Presented by Penn's Department of Music
The graduate students of the Department of Music at University of Pennsylvania are delighted to welcome attendees to For(u)m: Re-forming Value, Re-valuing Form in Music Studies, a two-day conference taking place February 13-14, 2026 in the Kislak Center for Special Collections, Rare Books and Manuscripts. The conference will feature a keynote address by Dr. Eric Drott (Professor of Theory, Virginia L. Murchison Regents Professor in Fine Arts, Butler School of Music, The University of Texas at Austin), whose work on music, politics, and the political economy of streaming continues to shape conversations across music studies.
In the midst of global turns to populist authoritarianism, “vibe” politics, technofascism, and regimes of post-truth writ large, which urge us to acknowledge the place of rhetoric and style in shaping our lived experiences, we seek to examine form, and how value is constituted in close dialogue with form. Rather than defining how to think of form and value, we hope to provoke diverse responses by posing the following questions and exploring the ways prefixes modify definitions of form and value as illustrated in our accompanying graphic:
- Historical Flows and Re-Performance: How can we trace the historical flows of forms and their contemporary re-valuation? We are inspired by Black music studies which has sought to examine the circulation of West African aesthetics to the Americas, and today across the Black Atlantic (Floyd et al. 2017). We are also inspired by the turn to recognize the Global Middle Ages, and how questions of form have been important in understanding dialogue and transmission between cultures of the past (Raphael 2002) and creating and critiquing historically informed per-formances today.
- Transforming Value: How do musicians and scholars re-value musical forms through deliberate revivals and re-incorporations? We are inspired by scholarship and artists who take processual approaches to form and value and explore how aesthetics can play a key role in restructuring established ways of being (Rancière 2010). We invite scholars and artists who work, interrogate, and theorize experimental and popular musical forms and registers.
- Social and Economic Value: How do economic systems influence the social value ascribed to musicians? We seek to explore form and value as analytical tools in challenging the traditional separation between culture and economy (Clammer 2014), and the historically liminal position of musicians (Butler Brown 2007). We are interested in economic and cultural anthropological inquiries into the concepts of value and form.

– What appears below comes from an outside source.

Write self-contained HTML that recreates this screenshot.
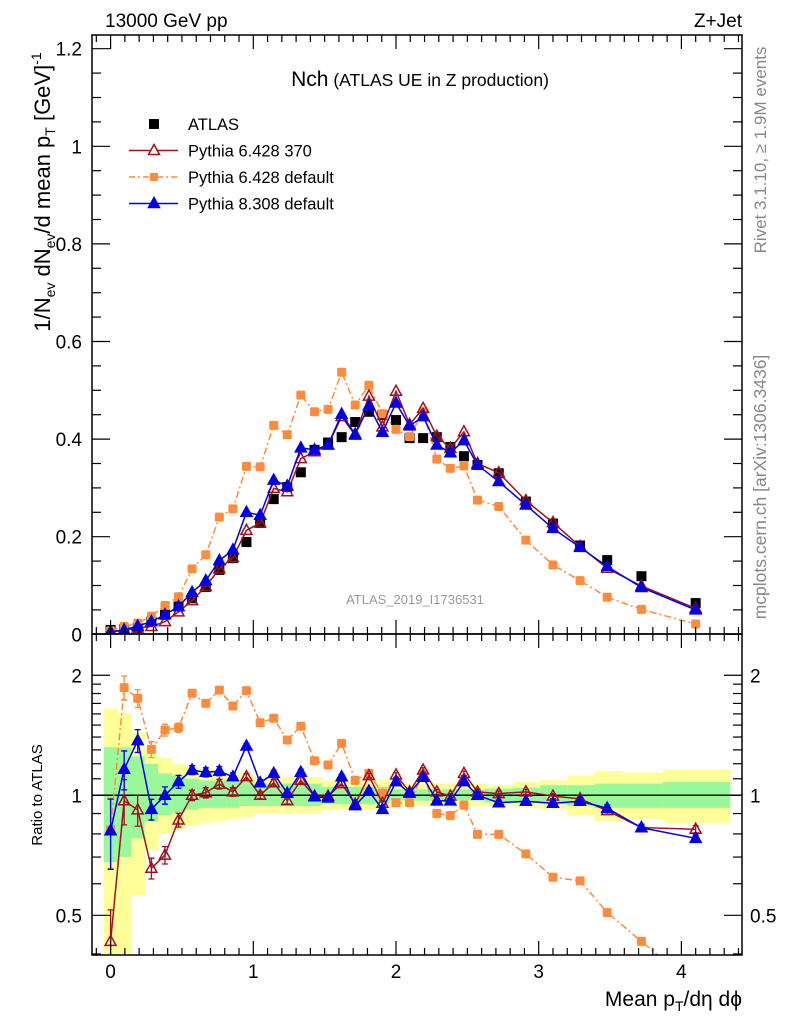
<!DOCTYPE html>
<html><head><meta charset="utf-8"><style>
body{margin:0;background:#fff}
svg{display:block;font-family:"Liberation Sans",sans-serif}
</style></head><body>
<svg id="c" width="786" height="1024" viewBox="0 0 786 1024">
<defs>
<clipPath id="cm"><rect x="92" y="35" width="650" height="599"/></clipPath>
<clipPath id="cr"><rect x="92" y="634" width="650" height="321"/></clipPath>
</defs>
<g id="bands" clip-path="url(#cr)"></g>
<g id="main" clip-path="url(#cm)"></g>
<g id="ratio" clip-path="url(#cr)"></g>
<g id="axes"></g>
<text x="105" y="27" font-size="19">13000 GeV pp</text>
<text x="742" y="27" font-size="19" text-anchor="end">Z+Jet</text>
<text x="420" y="86" text-anchor="middle"><tspan font-size="21">Nch</tspan><tspan font-size="17.5"> (ATLAS UE in Z production)</tspan></text>
<text x="415" y="604" font-size="13" fill="#999" text-anchor="middle">ATLAS_2019_I1736531</text>
<text transform="translate(766,150) rotate(-90)" font-size="17" fill="#888" text-anchor="middle">Rivet 3.1.10, ≥ 1.9M events</text>
<text transform="translate(766,487) rotate(-90)" font-size="17.5" fill="#888" text-anchor="middle">mcplots.cern.ch [arXiv:1306.3436]</text>
<text transform="translate(50,192) rotate(-90)" font-size="22" text-anchor="middle">1/N<tspan font-size="14" dy="5">ev</tspan><tspan dy="-5"> dN</tspan><tspan font-size="14" dy="5">ev</tspan><tspan dy="-5">/d mean p</tspan><tspan font-size="14" dy="5">T</tspan><tspan dy="-5"> [GeV]</tspan><tspan font-size="14" dy="-9">-1</tspan></text>
<text transform="translate(42,795) rotate(-90)" font-size="15" text-anchor="middle">Ratio to ATLAS</text>
<text x="742" y="1006" font-size="21" text-anchor="end">Mean p<tspan font-size="14" dy="5">T</tspan><tspan dy="-5">/dη dϕ</tspan></text>
<g id="legend"></g>
</svg>
<script>
const xs=[0,0.095,0.19,0.286,0.381,0.476,0.571,0.667,0.762,0.857,0.952,1.048,1.143,1.238,1.333,1.429,1.524,1.619,1.714,1.81,1.905,2.0,2.095,2.19,2.286,2.381,2.476,2.571,2.72,2.91,3.1,3.29,3.48,3.72,4.10];
const binEdges=[-0.048,0.048,0.143,0.238,0.333,0.429,0.524,0.619,0.714,0.81,0.905,1.0,1.095,1.19,1.286,1.381,1.476,1.571,1.667,1.762,1.857,1.952,2.048,2.143,2.238,2.333,2.429,2.524,2.62,2.82,3.01,3.2,3.39,3.58,3.87,4.34];
const atlas=[0.009,0.01,0.013,0.026,0.04,0.057,0.074,0.097,0.132,0.156,0.189,0.228,0.277,0.302,0.332,0.378,0.393,0.404,0.435,0.456,0.449,0.439,0.402,0.402,0.404,0.384,0.365,0.347,0.33,0.272,0.227,0.182,0.152,0.119,0.064];
const py6a=[0.005,0.008,0.013,0.016,0.026,0.046,0.069,0.098,0.134,0.157,0.213,0.228,0.299,0.292,0.36,0.374,0.388,0.446,0.408,0.488,0.425,0.498,0.43,0.463,0.406,0.381,0.415,0.35,0.331,0.274,0.229,0.18,0.135,0.099,0.053];
const py6d=[0.007,0.016,0.023,0.037,0.059,0.077,0.134,0.163,0.24,0.257,0.344,0.343,0.428,0.409,0.49,0.456,0.461,0.537,0.47,0.51,0.452,0.42,0.405,0.456,0.359,0.34,0.345,0.275,0.262,0.193,0.142,0.11,0.076,0.051,0.021];
const py8=[0.005,0.009,0.017,0.026,0.04,0.057,0.086,0.11,0.151,0.173,0.25,0.244,0.316,0.304,0.382,0.378,0.388,0.451,0.41,0.468,0.414,0.474,0.427,0.446,0.388,0.372,0.397,0.347,0.313,0.265,0.217,0.178,0.139,0.096,0.05];
const r6a=[0.43,0.969,0.919,0.656,0.708,0.867,1.0,1.015,1.067,1.02,1.113,1.0,1.075,0.97,1.09,0.995,0.995,1.07,0.95,1.12,0.955,1.125,1.02,1.157,1.02,0.995,1.135,1.02,1.01,1.02,0.995,0.98,0.915,0.83,0.822];
const r6d=[0.82,1.862,1.75,1.304,1.458,1.477,1.803,1.70,1.836,1.675,1.83,1.52,1.56,1.376,1.49,1.221,1.191,1.35,1.09,1.135,1.013,0.958,0.958,1.135,0.90,0.89,0.945,0.798,0.798,0.713,0.623,0.61,0.508,0.43,0.33];
const r8=[0.815,1.162,1.371,0.922,1.0,1.082,1.157,1.142,1.15,1.113,1.329,1.075,1.135,1.012,1.142,0.992,0.985,1.113,0.942,1.025,0.922,1.082,1.013,1.11,0.968,0.968,1.082,1.0,0.958,0.966,0.955,0.966,0.928,0.829,0.78];
const rErr=[0.2,0.13,0.09,0.06,0.05,0.04,0.03,0.03,0.03,0.025,0.02,0.02,0.02,0.02,0.02,0.015,0.015,0.015,0.015,0.015,0.015,0.015,0.015,0.015,0.015,0.015,0.015,0.015,0.015,0.015,0.015,0.02,0.02,0.02,0.02];
const yelUp=[1.65,1.61,1.44,1.27,1.24,1.2,1.18,1.16,1.15,1.14,1.13,1.11,1.11,1.11,1.11,1.11,1.09,1.09,1.09,1.09,1.09,1.07,1.07,1.07,1.07,1.07,1.07,1.07,1.06,1.08,1.09,1.12,1.15,1.14,1.16];
const yelDn=[0.3,0.40,0.56,0.73,0.80,0.82,0.84,0.85,0.86,0.87,0.88,0.90,0.90,0.90,0.90,0.90,0.92,0.92,0.92,0.92,0.92,0.94,0.94,0.94,0.94,0.94,0.94,0.94,0.94,0.93,0.92,0.89,0.86,0.87,0.85];
const grnUp=[1.32,1.32,1.25,1.2,1.135,1.12,1.10,1.09,1.09,1.08,1.08,1.07,1.07,1.07,1.07,1.07,1.05,1.05,1.05,1.05,1.05,1.035,1.035,1.035,1.035,1.035,1.035,1.035,1.04,1.045,1.06,1.06,1.07,1.07,1.08];
const grnDn=[0.68,0.70,0.78,0.86,0.89,0.905,0.92,0.93,0.93,0.93,0.94,0.94,0.94,0.94,0.94,0.94,0.95,0.95,0.95,0.95,0.95,0.97,0.97,0.97,0.97,0.97,0.97,0.97,0.96,0.955,0.95,0.94,0.93,0.93,0.93];
const yTicks=["0","0.2","0.4","0.6","0.8","1","1.2"];
const xTicks=["0","1","2","3","4"];
const rTicks=["0.5","1","2"];

const NS="http://www.w3.org/2000/svg";
const X=v=>110.6+v*142.7, Y=v=>634.3-v*488, R=r=>795.3-398.7*Math.log10(r);
function mk(p,t,a){const e=document.createElementNS(NS,t);for(const k in a)e.setAttribute(k,a[k]);p.appendChild(e);return e;}
const gM=document.getElementById('main'),gR=document.getElementById('ratio'),gB=document.getElementById('bands'),gA=document.getElementById('axes'),gL=document.getElementById('legend');
const RED="#a01020",ORG="#ff8c3c",BLU="#0000e6";

for(let i=0;i<xs.length;i++){
 const x0=X(binEdges[i]),x1=X(binEdges[i+1]);
 let e=mk(gB,'rect',{x:x0,y:R(yelUp[i]),width:x1-x0+0.5,height:R(yelDn[i])-R(yelUp[i]),fill:"#ffff99"});
 
 
 e=mk(gB,'rect',{x:x0,y:R(grnUp[i]),width:x1-x0+0.5,height:R(grnDn[i])-R(grnUp[i]),fill:"#99f899"});
 
 
}
let ln=mk(gR,'line',{x1:92,x2:742,y1:R(1),y2:R(1),stroke:"#000","stroke-width":1.5});



function tri(p,x,y,fill,stroke){return mk(p,'path',{d:`M${x},${y-6}L${x+5.5},${y+4}L${x-5.5},${y+4}Z`,fill:fill,stroke:stroke,"stroke-width":1.5});}
function series(p,vals,fy,color,dash,marker,name,errs){
 const pts=vals.map((v,i)=>X(xs[i])+","+fy(v)).join(" ");
 const pl=mk(p,'polyline',{points:pts,fill:"none",stroke:color,"stroke-width":1.5,"stroke-dasharray":dash||"none"});
 
 
 vals.forEach((v,i)=>{
  const x=X(xs[i]),y=fy(v);
  if(errs){const e=errs[i]*(v<1?v:1);const eb=mk(p,'path',{d:`M${x},${fy(v+e)}V${fy(Math.max(v-e,0.01))}M${x-3},${fy(v+e)}h6M${x-3},${fy(Math.max(v-e,0.01))}h6`,stroke:color,"stroke-width":1.3,fill:"none"});
   
   }
  let m;
  if(marker==='osq')m=mk(p,'rect',{x:x-4.5,y:y-4.5,width:9,height:9,fill:ORG,rx:1.5});
  else if(marker==='otri')m=tri(p,x,y,"none",RED);
  else m=tri(p,x,y,BLU,BLU);
  
  
 });
}
atlas.forEach((v,i)=>{const m=mk(gM,'rect',{x:X(xs[i])-5,y:Y(v)-5,width:10,height:10,fill:"#000"});
 
 });
series(gM,py6d,Y,ORG,"7,3,2,3",'osq','pythia6-default');
series(gM,py6a,Y,RED,null,'otri','pythia6-370');
series(gM,py8,Y,BLU,null,'ftri','pythia8');
series(gR,r6d,R,ORG,"7,3,2,3",'osq','ratio-pythia6-default',rErr);
series(gR,r6a,R,RED,null,'otri','ratio-pythia6-370',rErr);
series(gR,r8,R,BLU,null,'ftri','ratio-pythia8',rErr);

for(const [y0,y1,n] of [[35,634,'main-frame'],[634,955,'ratio-frame']]){
 const f=mk(gA,'rect',{x:92,y:y0,width:650,height:y1-y0,fill:"none",stroke:"#000","stroke-width":1.5});
 
 
}
for(let k=-1;k<=44;k++){const v=k/10;const x=X(v);if(x<92||x>742)continue;const maj=k%10===0;const L=maj?14:7;
 for(const [yb,dir] of [[634,-1],[35,1],[955,-1],[634,1]]){
  const t=mk(gA,'line',{x1:x,x2:x,y1:yb,y2:yb+dir*L,stroke:"#000","stroke-width":1.2});
  
  }
}
xTicks.forEach(s=>{const t=mk(gA,'text',{x:X(+s),y:978,"font-size":19,"text-anchor":"middle"});t.textContent=s;
 
 });
for(let k=0;k<=24;k++){const v=k*0.05,y=Y(v);if(y<35)continue;const maj=k%4===0,L=maj?18:9;
 for(const [xb,d] of [[92,1],[742,-1]]){const t=mk(gA,'line',{x1:xb,x2:xb+d*L,y1:y,y2:y,stroke:"#000","stroke-width":1.2});
  
  }}
yTicks.forEach(s=>{const t=mk(gA,'text',{x:82,y:Y(+s)+7,"font-size":19,"text-anchor":"end"});t.textContent=s;
 
 });
const rt=[0.4,0.5,0.6,0.7,0.8,0.9,1,2,1.1,1.2,1.3,1.4,1.5,1.6,1.7,1.8,1.9];
rt.forEach(r=>{const y=R(r);if(y<634||y>955)return;const maj=(r===0.5||r===1||r===2),L=maj?18:9;
 for(const [xb,d] of [[92,1],[742,-1]]){const t=mk(gA,'line',{x1:xb,x2:xb+d*L,y1:y,y2:y,stroke:"#000","stroke-width":1.2});
  
  }});
rTicks.forEach(s=>{for(const [x,a] of [[82,'end'],[750,'start']]){const t=mk(gA,'text',{x:x,y:R(+s)+7,"font-size":19,"text-anchor":a});t.textContent=s;
 
 }});
const leg=[["ATLAS","sq",null,null],["Pythia 6.428 370","otri",RED,null],["Pythia 6.428 default","osq",ORG,"6,3,2,3"],["Pythia 8.308 default","ftri",BLU,null]];
leg.forEach((l,i)=>{const y=124+i*26.5,cx=154;
 if(l[2]){const e=mk(gL,'line',{x1:129,x2:178,y1:y,y2:y,stroke:l[2],"stroke-width":1.5,"stroke-dasharray":l[3]||"none"});
  
  }
 let m;
 if(l[1]==='sq')m=mk(gL,'rect',{x:cx-5,y:y-5,width:10,height:10,fill:"#000"});
 else if(l[1]==='osq')m=mk(gL,'rect',{x:cx-4,y:y-4,width:8,height:8,fill:ORG});
 else if(l[1]==='otri')m=tri(gL,cx,y,"#fff",RED);
 else m=tri(gL,cx,y,BLU,BLU);
 
 
 const t=mk(gL,'text',{x:188,y:y+6,"font-size":16.5});t.textContent=l[0];
 
 
});
</script>
</body></html>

- Materiality and Circulation: What are the material dimensions of musical form, and how does value circulate through them? We seek to engage with the material production and circulation of music through formats and channels of dissemination, broadly-construed (Manuel 1993, Sterne 2006). We want to challenge established hierarchies of forms within which music is valued, and those forms that music values, complicating the ontologies of “music” through interdisciplinary interventions, such as media studies, sound studies, more-than-humanisms, and disability studies.